Corner Houses Were an Anchoring Presence in Cosmopolitan Soho.

HUMANITIES, May/June 2013, Volume 34, Number 3

From 1890 to 1945, London’s Soho—bounded by Regent  Street on the west, Coventry Street and Leicester Square on the south, Charing Cross Road on the east, and Oxford  Street on the north—transformed itself into something more than an industrial hinterland to the West End, and became a hub of cosmopolitanism, where fashion, nightlife, and eateries held sway, uniting the bookish, the stylish, and the raffish in a cauldron of cultures and tastes. An influx of Europe’s diaspora in the latter nineteenth century brought a diversity of language and cuisine to an area no larger than 130 acres and whose population in the twentieth century never exceeded 24,000. In her NEH-funded book, Nights Out: Life in Cosmopolitan London (Yale University Press, 2012), Judith R. Walkowitz ponders the question of how tiny Soho became such a “potent incubator of metropolitan change.”

One answer lies in the retail establishment known as the Corner House, a cavernous, ornate, accommodating food hall providing entertainment and inexpensive fare, in many cases all day and all night. “The Corner Houses,” writes Walkowitz, “were the jewels in the crown of J. Lyons and Company, a food empire that  spanned catering, restaurants, hotels, teashops, food processing, food laboratories, and a tea plantation in Africa.” Walkowitz adds that  Lyons became  “one of the largest  employers of free-lance musicians, most of them Jews from the East End or Soho.” Immigrant families, theater workers, musicians, Jewish shopkeepers, and elites such as Virginia Woolf from nearby Bloomsbury, all came to Soho for its mix of eclectic commercialism, vibrant ethnicity, and nonstop entertainment.
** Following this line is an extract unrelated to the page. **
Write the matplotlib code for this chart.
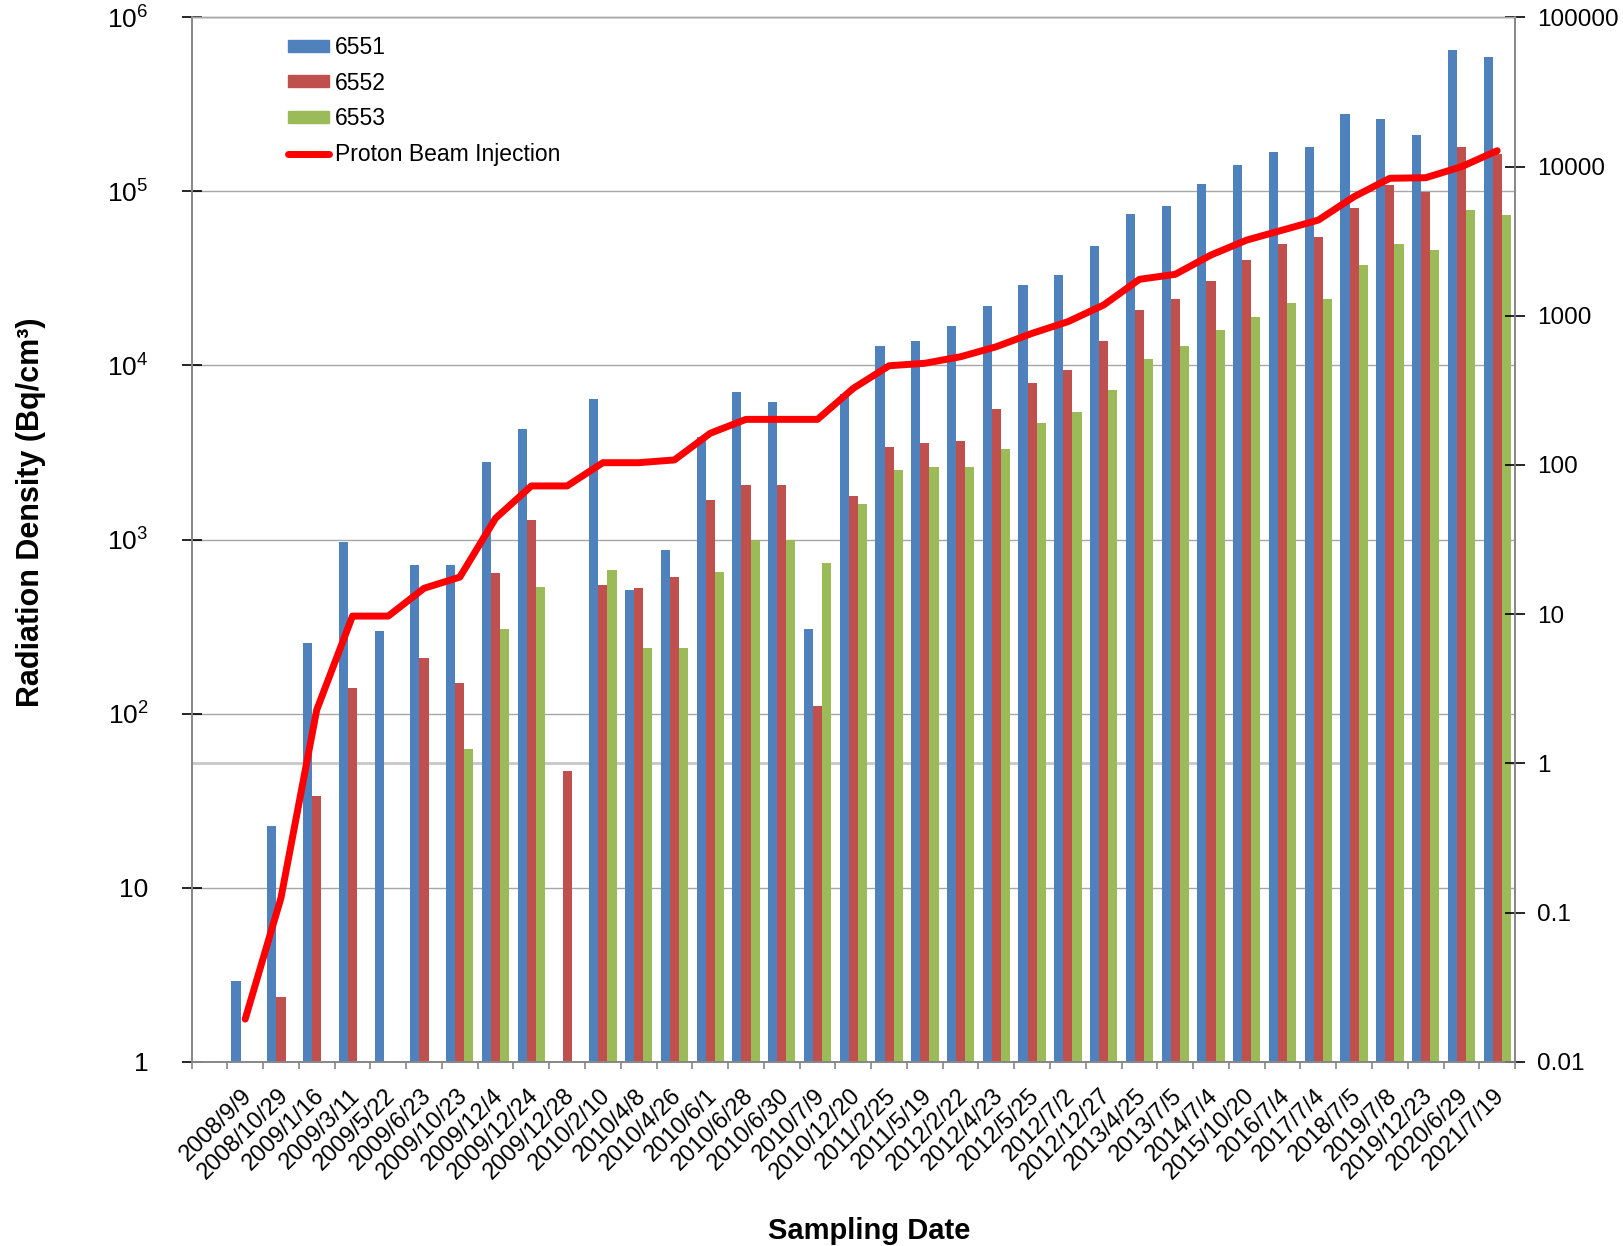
import numpy as np
import matplotlib
matplotlib.use('Agg')
import matplotlib.pyplot as plt
import matplotlib.transforms as mtransforms
from matplotlib.patches import Patch
from matplotlib.lines import Line2D

nan = np.nan

# first category is an empty slot, as in the source chart
dates = ['', '2008/9/9', '2008/10/29', '2009/1/16', '2009/3/11', '2009/5/22',
         '2009/6/23', '2009/10/23', '2009/12/4', '2009/12/24', '2009/12/28',
         '2010/2/10', '2010/4/8', '2010/4/26', '2010/6/1', '2010/6/28',
         '2010/6/30', '2010/7/9', '2010/12/20', '2011/2/25', '2011/5/19',
         '2012/2/22', '2012/4/23', '2012/5/25', '2012/7/2', '2012/12/27',
         '2013/4/25', '2013/7/5', '2014/7/4', '2015/10/20', '2016/7/4',
         '2017/7/4', '2018/7/5', '2019/7/8', '2019/12/23', '2020/6/29',
         '2021/7/19']

s6551 = [nan, 2.9, 22.7, 256, 962, 299, 710, 710, 2790, 4290, nan,
         6380, 510, 873, 3870, 7050, 6150, 308, 6900, 12900, 13840,
         16820, 21990, 29030, 32870, 48630, 73930, 82570, 109700, 140900,
         168000, 180300, 277500, 259900, 210300, 650000, 590000]

s6552 = [nan, nan, 2.36, 33.6, 140, nan, 208, 149, 644, 1292, 46.9,
         545, 528, 608, 1690, 2070, 2070, 110, 1782, 3390, 3590,
         3690, 5610, 7940, 9390, 13840, 20800, 23940, 30600, 40600,
         49900, 55000, 80400, 109000, 99300, 180000, 165000]

s6553 = [nan, nan, nan, nan, nan, nan, nan, 62.8, 307, 537, nan,
         670, 239, 239, 653, 1000, 1000, 729, 1600, 2495, 2610,
         2610, 3300, 4680, 5370, 7210, 10960, 12900, 15950, 18870,
         22900, 23940, 37670, 49900, 45950, 78000, 73000]

proton = [nan, 0.0193, 0.125, 2.28, 9.7, 9.7, 14.9, 17.7, 43.9, 72.3, 72.3,
          103.5, 103.5, 108, 163, 202, 202, 202, 326, 462, 480,
          531, 620, 762, 912, 1180, 1754, 1894, 2553, 3214,
          3750, 4375, 6280, 8340, 8410, 9970, 12760]

left_ticks = [1, 10, 1e2, 1e3, 1e4, 1e5, 1e6]
left_labels = ['1', '10', r'$\mathregular{10^{2}}$', r'$\mathregular{10^{3}}$',
               r'$\mathregular{10^{4}}$', r'$\mathregular{10^{5}}$',
               r'$\mathregular{10^{6}}$']
right_ticks = [0.01, 0.1, 1, 10, 100, 1000, 10000, 100000]
right_labels = ['0.01', '0.1', '1', '10', '100', '1000', '10000', '100000']

FONT = ['Liberation Sans', 'DejaVu Sans']
C_BLUE, C_RED, C_GREEN = '#4F81BD', '#C0504D', '#9BBB59'
GRID = '#a6a6a6'

plt.rcParams['mathtext.fontset'] = 'custom'
plt.rcParams['mathtext.rm'] = 'Liberation Sans'

fig = plt.figure(figsize=(16.23, 12.46), dpi=100)
ax = fig.add_axes([0.118, 0.1479, 0.8155, 0.8382])
ax2 = ax.twinx()

x = np.arange(len(dates))
w = 0.255
ax.bar(x - w, s6551, w, color=C_BLUE)
ax.bar(x, s6552, w, color=C_RED)
ax.bar(x + w, s6553, w, color=C_GREEN)

ax.set_yscale('log')
ax.set_ylim(1, 1e6)
ax.set_xlim(-0.5, len(dates) - 0.5)
ax.set_axisbelow(True)
ax.yaxis.grid(True, color=GRID, lw=1)

ax2.set_yscale('log')
ax2.set_ylim(0.01, 1e5)
ax2.plot(x, proton, color='#FF0000', lw=5,
         solid_joinstyle='round', solid_capstyle='round')

# light line at right-axis value 1, drawn behind the bars
tr = mtransforms.blended_transform_factory(ax.transAxes, ax2.transData)
ax.plot([0, 1], [1, 1], transform=tr, color='#c8c8c8', lw=2, zorder=0.5)

# y ticks
ax.set_yticks(left_ticks)
ax.set_yticklabels(left_labels, family=FONT, fontsize=19)
ax.yaxis.set_minor_locator(matplotlib.ticker.NullLocator())
ax.tick_params(axis='y', direction='inout', length=14, width=1.2, pad=24)
ax2.set_yticks(right_ticks)
ax2.set_yticklabels(right_labels, family=FONT, fontsize=17.5)
ax2.yaxis.set_minor_locator(matplotlib.ticker.NullLocator())
ax2.tick_params(axis='y', direction='inout', length=14, width=1.2, pad=9)

# x ticks: labels at centres, tick marks on the boundaries
ax.set_xticks(x)
ax.set_xticklabels(dates, rotation=45, ha='right', va='center',
                   rotation_mode='anchor', family=FONT, fontsize=17)
ax.set_xticks(np.arange(-0.5, len(dates)), minor=True)
ax.tick_params(axis='x', which='major', length=0, pad=22)
ax.tick_params(axis='x', which='minor', direction='out', length=5,
               width=1.2, color='#868686')
shift = mtransforms.ScaledTranslation(4 / 100, 0, fig.dpi_scale_trans)
for lab in ax.get_xticklabels():
    lab.set_transform(lab.get_transform() + shift)

for a in (ax, ax2):
    for s in ('left', 'right', 'bottom'):
        a.spines[s].set_color('#868686')
        a.spines[s].set_linewidth(1.2)
    a.spines['top'].set_color(GRID)
    a.spines['top'].set_linewidth(1)

handles = [Patch(color=C_BLUE), Patch(color=C_RED), Patch(color=C_GREEN),
           Line2D([], [], color='#FF0000', lw=5, solid_capstyle='round')]
labels = ['6551', '6552', '6553', 'Proton Beam Injection']
ax2.legend(handles, labels, loc='upper left',
           bbox_to_anchor=(288 / 1623, 1 - 36 / 1246),
           bbox_transform=fig.transFigure, frameon=False, borderpad=0,
           borderaxespad=0, handlelength=1.8, handleheight=0.42,
           handletextpad=0.25, labelspacing=0.55,
           prop={'family': FONT, 'size': 16.5})

fig.text(31 / 1623, 1 - 512 / 1246, 'Radiation Density (Bq/cm³)',
         rotation=90, ha='center', va='center', family=FONT,
         fontweight='bold', fontsize=22)
fig.text(869 / 1623, 1 - 1231 / 1246, 'Sampling Date', ha='center',
         va='center', family=FONT, fontweight='bold', fontsize=21)

fig.savefig('out.png', dpi=100)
One Corner House, Coventry Street, “featured seven twelve-piece jazz bands, not to speak of 200 chefs, backed up by a waiting staff of 1,200, who served 400,000 meals a week.”
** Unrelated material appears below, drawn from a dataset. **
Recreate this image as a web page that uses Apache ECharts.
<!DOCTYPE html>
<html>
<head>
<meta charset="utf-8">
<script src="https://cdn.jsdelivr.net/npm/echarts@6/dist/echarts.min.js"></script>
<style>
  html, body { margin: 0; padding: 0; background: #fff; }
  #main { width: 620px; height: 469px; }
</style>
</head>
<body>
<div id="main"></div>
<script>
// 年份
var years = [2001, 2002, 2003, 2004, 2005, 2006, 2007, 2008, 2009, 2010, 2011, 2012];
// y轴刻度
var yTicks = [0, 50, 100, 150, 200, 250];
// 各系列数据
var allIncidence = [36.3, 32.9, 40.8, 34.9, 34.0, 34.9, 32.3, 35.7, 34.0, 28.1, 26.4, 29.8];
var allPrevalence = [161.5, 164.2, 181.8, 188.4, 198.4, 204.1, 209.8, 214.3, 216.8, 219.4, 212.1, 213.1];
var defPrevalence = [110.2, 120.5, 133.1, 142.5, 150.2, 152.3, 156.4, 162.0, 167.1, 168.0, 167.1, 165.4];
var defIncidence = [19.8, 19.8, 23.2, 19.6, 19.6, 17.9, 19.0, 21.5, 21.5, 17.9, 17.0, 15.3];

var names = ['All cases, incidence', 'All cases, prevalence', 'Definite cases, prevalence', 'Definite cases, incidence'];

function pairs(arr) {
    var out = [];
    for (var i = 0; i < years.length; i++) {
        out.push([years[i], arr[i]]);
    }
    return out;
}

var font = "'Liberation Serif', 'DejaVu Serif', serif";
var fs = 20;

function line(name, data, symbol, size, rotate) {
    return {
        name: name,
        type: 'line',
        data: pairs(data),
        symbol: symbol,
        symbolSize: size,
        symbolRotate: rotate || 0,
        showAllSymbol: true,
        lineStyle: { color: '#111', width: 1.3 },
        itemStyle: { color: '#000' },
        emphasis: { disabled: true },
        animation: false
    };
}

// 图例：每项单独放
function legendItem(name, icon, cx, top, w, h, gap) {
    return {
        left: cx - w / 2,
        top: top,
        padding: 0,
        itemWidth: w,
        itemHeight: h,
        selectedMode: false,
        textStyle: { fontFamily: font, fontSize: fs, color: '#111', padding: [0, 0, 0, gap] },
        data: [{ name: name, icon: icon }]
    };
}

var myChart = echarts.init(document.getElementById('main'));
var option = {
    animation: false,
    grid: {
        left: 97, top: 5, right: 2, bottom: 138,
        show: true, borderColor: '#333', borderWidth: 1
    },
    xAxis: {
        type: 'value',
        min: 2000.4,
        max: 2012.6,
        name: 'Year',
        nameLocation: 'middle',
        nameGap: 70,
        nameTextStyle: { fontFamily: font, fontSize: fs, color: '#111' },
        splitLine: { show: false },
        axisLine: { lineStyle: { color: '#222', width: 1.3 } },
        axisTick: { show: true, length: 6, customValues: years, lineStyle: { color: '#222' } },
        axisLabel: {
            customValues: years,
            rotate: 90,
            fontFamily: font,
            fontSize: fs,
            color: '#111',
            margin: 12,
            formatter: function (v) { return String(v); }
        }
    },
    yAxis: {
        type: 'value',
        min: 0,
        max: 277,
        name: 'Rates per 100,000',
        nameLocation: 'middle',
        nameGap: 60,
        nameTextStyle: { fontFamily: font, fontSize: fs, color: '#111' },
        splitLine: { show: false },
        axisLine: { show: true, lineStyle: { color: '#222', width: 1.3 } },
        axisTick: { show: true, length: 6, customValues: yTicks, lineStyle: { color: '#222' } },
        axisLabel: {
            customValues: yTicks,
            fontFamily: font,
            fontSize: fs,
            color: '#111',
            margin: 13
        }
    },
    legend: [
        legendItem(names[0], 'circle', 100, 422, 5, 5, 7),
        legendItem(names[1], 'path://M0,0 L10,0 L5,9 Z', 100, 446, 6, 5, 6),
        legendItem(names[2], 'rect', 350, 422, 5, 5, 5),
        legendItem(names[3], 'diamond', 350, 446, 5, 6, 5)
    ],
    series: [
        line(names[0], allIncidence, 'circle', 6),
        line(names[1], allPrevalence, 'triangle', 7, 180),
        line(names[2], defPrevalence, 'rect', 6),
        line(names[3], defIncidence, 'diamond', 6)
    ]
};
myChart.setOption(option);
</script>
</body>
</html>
Among the staff of the Lyons Corner Houses was the Nippy. “The smartly uniformed Nippy, who serviced the many publics of the Corner House and managed their sometimes strained interaction,” Walkowitz writes, “was Lyons’ most successful  corporate image. . . . The Nippy was the defining symbol of the feminized world of work that London represented in the 1930s. . . . The Nippy’s up-to-date image was further enhanced by her black and white uniform, from which all ‘emblems of servitude,’ such as high collars and cuffs, and apron strings, had been banished. The Nippy was kitted out as a stylish flapper, in a fitted black alpaca dress, with sixty decorative mother-of-pearl buttons down the front, detachable and starched Peter Pan collar and cuffs, and pinned-on apron.”

One Jewish East Ender remembered, “When you went into the Corner House, you felt like a film star because someone waited on you and the china matched and the tea was in a tea pot, the milk in a jug and sugar in a jar. This was not to mention the cutlery.”